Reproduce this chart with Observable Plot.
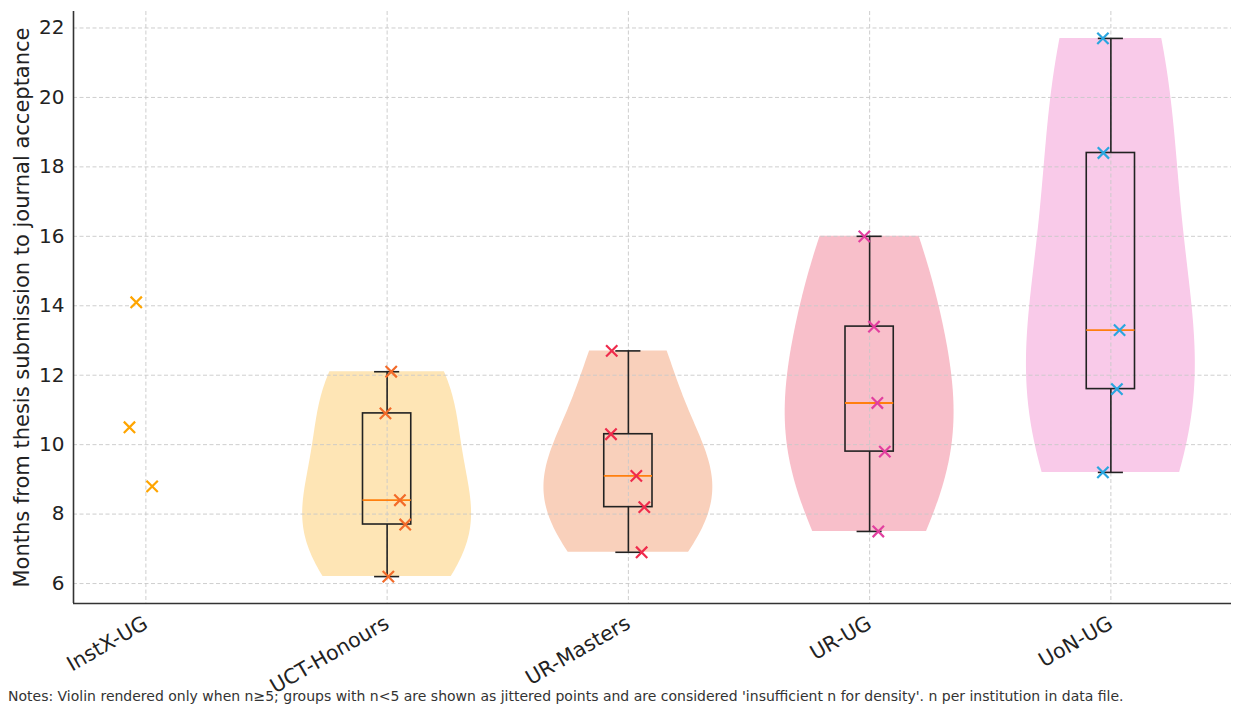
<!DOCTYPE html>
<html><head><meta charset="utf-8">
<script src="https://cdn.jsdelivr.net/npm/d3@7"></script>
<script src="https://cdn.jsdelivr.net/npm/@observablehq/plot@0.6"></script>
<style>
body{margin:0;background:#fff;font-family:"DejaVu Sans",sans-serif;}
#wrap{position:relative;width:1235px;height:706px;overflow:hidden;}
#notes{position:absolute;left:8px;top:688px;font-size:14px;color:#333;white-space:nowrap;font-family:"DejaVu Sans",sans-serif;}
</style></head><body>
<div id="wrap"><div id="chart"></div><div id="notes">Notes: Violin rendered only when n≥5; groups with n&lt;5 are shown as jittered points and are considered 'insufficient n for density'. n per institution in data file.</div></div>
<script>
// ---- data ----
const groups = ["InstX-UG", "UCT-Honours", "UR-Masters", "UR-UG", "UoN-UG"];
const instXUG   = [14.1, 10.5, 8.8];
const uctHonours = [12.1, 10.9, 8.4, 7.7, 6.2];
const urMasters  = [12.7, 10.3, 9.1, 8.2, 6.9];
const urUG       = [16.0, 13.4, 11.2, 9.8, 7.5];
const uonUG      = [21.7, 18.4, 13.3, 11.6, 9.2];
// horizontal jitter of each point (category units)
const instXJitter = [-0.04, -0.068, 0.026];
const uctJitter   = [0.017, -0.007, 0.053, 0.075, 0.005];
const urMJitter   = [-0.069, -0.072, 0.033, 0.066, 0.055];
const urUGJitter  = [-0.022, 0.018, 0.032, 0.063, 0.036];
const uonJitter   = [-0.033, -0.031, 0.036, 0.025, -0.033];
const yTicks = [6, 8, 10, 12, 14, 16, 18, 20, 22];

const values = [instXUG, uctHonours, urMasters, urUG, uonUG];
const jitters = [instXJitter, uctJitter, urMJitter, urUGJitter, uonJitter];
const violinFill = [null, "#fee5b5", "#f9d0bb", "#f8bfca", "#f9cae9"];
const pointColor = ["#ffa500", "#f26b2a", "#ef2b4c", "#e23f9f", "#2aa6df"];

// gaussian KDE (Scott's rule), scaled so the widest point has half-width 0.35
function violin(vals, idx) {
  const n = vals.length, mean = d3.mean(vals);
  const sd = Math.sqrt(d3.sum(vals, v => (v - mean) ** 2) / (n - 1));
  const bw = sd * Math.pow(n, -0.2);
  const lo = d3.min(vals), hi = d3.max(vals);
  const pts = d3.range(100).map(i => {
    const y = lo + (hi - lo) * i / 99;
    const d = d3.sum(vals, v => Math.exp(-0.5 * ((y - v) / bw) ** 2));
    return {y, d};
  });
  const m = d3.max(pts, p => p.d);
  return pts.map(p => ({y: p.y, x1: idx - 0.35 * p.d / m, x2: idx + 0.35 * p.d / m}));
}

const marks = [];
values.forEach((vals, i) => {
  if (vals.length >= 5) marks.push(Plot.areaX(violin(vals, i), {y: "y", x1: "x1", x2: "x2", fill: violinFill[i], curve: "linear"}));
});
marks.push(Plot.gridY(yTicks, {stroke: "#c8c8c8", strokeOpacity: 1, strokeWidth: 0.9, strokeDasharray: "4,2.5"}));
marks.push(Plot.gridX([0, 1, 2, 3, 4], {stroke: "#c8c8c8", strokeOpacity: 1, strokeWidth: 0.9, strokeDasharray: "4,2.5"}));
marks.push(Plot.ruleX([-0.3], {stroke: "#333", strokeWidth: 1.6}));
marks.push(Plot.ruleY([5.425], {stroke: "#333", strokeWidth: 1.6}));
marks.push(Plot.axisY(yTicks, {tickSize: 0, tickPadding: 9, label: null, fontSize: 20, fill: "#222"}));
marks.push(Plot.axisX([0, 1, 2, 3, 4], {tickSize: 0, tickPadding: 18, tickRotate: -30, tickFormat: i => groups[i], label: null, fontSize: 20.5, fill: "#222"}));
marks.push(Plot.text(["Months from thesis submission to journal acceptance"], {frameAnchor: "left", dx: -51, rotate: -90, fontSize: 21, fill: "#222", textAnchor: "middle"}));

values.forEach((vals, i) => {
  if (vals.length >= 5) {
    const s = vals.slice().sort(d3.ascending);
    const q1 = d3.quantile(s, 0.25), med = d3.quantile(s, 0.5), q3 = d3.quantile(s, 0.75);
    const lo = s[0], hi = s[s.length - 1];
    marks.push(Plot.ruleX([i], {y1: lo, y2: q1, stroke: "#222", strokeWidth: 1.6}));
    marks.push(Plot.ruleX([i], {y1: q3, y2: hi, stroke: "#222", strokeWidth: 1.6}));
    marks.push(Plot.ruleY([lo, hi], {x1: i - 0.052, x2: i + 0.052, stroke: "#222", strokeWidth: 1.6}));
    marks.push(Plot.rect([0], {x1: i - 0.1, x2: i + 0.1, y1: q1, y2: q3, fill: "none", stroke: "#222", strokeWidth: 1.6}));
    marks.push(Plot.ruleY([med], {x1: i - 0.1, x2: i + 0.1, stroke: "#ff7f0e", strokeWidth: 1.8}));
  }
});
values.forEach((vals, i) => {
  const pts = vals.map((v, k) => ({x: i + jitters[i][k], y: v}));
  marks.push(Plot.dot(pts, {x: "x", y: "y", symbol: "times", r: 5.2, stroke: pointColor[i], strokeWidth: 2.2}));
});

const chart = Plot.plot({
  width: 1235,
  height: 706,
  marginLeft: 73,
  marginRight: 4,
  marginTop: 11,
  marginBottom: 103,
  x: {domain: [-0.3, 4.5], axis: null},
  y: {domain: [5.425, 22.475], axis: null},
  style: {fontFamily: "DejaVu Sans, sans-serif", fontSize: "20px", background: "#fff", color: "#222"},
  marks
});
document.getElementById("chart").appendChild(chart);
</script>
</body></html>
┄┄┄┄┄┄
> _Work to complete_
Reproduce every line of the material precisely, omitting its pictures.

> _Reply to the exercise_
Reproduce this chart with Observable Plot.
<!DOCTYPE html>
<html><head><meta charset="utf-8">
<script src="https://cdn.jsdelivr.net/npm/d3@7"></script>
<script src="https://cdn.jsdelivr.net/npm/@observablehq/plot@0.6"></script>
<style>
body{margin:0;background:#fff;font-family:"DejaVu Sans",sans-serif;}
#wrap{position:relative;width:1235px;height:706px;overflow:hidden;}
#notes{position:absolute;left:8px;top:688px;font-size:14px;color:#333;white-space:nowrap;font-family:"DejaVu Sans",sans-serif;}
</style></head><body>
<div id="wrap"><div id="chart"></div><div id="notes">Notes: Violin rendered only when n≥5; groups with n&lt;5 are shown as jittered points and are considered 'insufficient n for density'. n per institution in data file.</div></div>
<script>
// ---- data ----
const groups = ["InstX-UG", "UCT-Honours", "UR-Masters", "UR-UG", "UoN-UG"];
const instXUG   = [14.1, 10.5, 8.8];
const uctHonours = [12.1, 10.9, 8.4, 7.7, 6.2];
const urMasters  = [12.7, 10.3, 9.1, 8.2, 6.9];
const urUG       = [16.0, 13.4, 11.2, 9.8, 7.5];
const uonUG      = [21.7, 18.4, 13.3, 11.6, 9.2];
// horizontal jitter of each point (category units)
const instXJitter = [-0.04, -0.068, 0.026];
const uctJitter   = [0.017, -0.007, 0.053, 0.075, 0.005];
const urMJitter   = [-0.069, -0.072, 0.033, 0.066, 0.055];
const urUGJitter  = [-0.022, 0.018, 0.032, 0.063, 0.036];
const uonJitter   = [-0.033, -0.031, 0.036, 0.025, -0.033];
const yTicks = [6, 8, 10, 12, 14, 16, 18, 20, 22];

const values = [instXUG, uctHonours, urMasters, urUG, uonUG];
const jitters = [instXJitter, uctJitter, urMJitter, urUGJitter, uonJitter];
const violinFill = [null, "#fee5b5", "#f9d0bb", "#f8bfca", "#f9cae9"];
const pointColor = ["#ffa500", "#f26b2a", "#ef2b4c", "#e23f9f", "#2aa6df"];

// gaussian KDE (Scott's rule), scaled so the widest point has half-width 0.35
function violin(vals, idx) {
  const n = vals.length, mean = d3.mean(vals);
  const sd = Math.sqrt(d3.sum(vals, v => (v - mean) ** 2) / (n - 1));
  const bw = sd * Math.pow(n, -0.2);
  const lo = d3.min(vals), hi = d3.max(vals);
  const pts = d3.range(100).map(i => {
    const y = lo + (hi - lo) * i / 99;
    const d = d3.sum(vals, v => Math.exp(-0.5 * ((y - v) / bw) ** 2));
    return {y, d};
  });
  const m = d3.max(pts, p => p.d);
  return pts.map(p => ({y: p.y, x1: idx - 0.35 * p.d / m, x2: idx + 0.35 * p.d / m}));
}

const marks = [];
values.forEach((vals, i) => {
  if (vals.length >= 5) marks.push(Plot.areaX(violin(vals, i), {y: "y", x1: "x1", x2: "x2", fill: violinFill[i], curve: "linear"}));
});
marks.push(Plot.gridY(yTicks, {stroke: "#c8c8c8", strokeOpacity: 1, strokeWidth: 0.9, strokeDasharray: "4,2.5"}));
marks.push(Plot.gridX([0, 1, 2, 3, 4], {stroke: "#c8c8c8", strokeOpacity: 1, strokeWidth: 0.9, strokeDasharray: "4,2.5"}));
marks.push(Plot.ruleX([-0.3], {stroke: "#333", strokeWidth: 1.6}));
marks.push(Plot.ruleY([5.425], {stroke: "#333", strokeWidth: 1.6}));
marks.push(Plot.axisY(yTicks, {tickSize: 0, tickPadding: 9, label: null, fontSize: 20, fill: "#222"}));
marks.push(Plot.axisX([0, 1, 2, 3, 4], {tickSize: 0, tickPadding: 18, tickRotate: -30, tickFormat: i => groups[i], label: null, fontSize: 20.5, fill: "#222"}));
marks.push(Plot.text(["Months from thesis submission to journal acceptance"], {frameAnchor: "left", dx: -51, rotate: -90, fontSize: 21, fill: "#222", textAnchor: "middle"}));

values.forEach((vals, i) => {
  if (vals.length >= 5) {
    const s = vals.slice().sort(d3.ascending);
    const q1 = d3.quantile(s, 0.25), med = d3.quantile(s, 0.5), q3 = d3.quantile(s, 0.75);
    const lo = s[0], hi = s[s.length - 1];
    marks.push(Plot.ruleX([i], {y1: lo, y2: q1, stroke: "#222", strokeWidth: 1.6}));
    marks.push(Plot.ruleX([i], {y1: q3, y2: hi, stroke: "#222", strokeWidth: 1.6}));
    marks.push(Plot.ruleY([lo, hi], {x1: i - 0.052, x2: i + 0.052, stroke: "#222", strokeWidth: 1.6}));
    marks.push(Plot.rect([0], {x1: i - 0.1, x2: i + 0.1, y1: q1, y2: q3, fill: "none", stroke: "#222", strokeWidth: 1.6}));
    marks.push(Plot.ruleY([med], {x1: i - 0.1, x2: i + 0.1, stroke: "#ff7f0e", strokeWidth: 1.8}));
  }
});
values.forEach((vals, i) => {
  const pts = vals.map((v, k) => ({x: i + jitters[i][k], y: v}));
  marks.push(Plot.dot(pts, {x: "x", y: "y", symbol: "times", r: 5.2, stroke: pointColor[i], strokeWidth: 2.2}));
});

const chart = Plot.plot({
  width: 1235,
  height: 706,
  marginLeft: 73,
  marginRight: 4,
  marginTop: 11,
  marginBottom: 103,
  x: {domain: [-0.3, 4.5], axis: null},
  y: {domain: [5.425, 22.475], axis: null},
  style: {fontFamily: "DejaVu Sans, sans-serif", fontSize: "20px", background: "#fff", color: "#222"},
  marks
});
document.getElementById("chart").appendChild(chart);
</script>
</body></html>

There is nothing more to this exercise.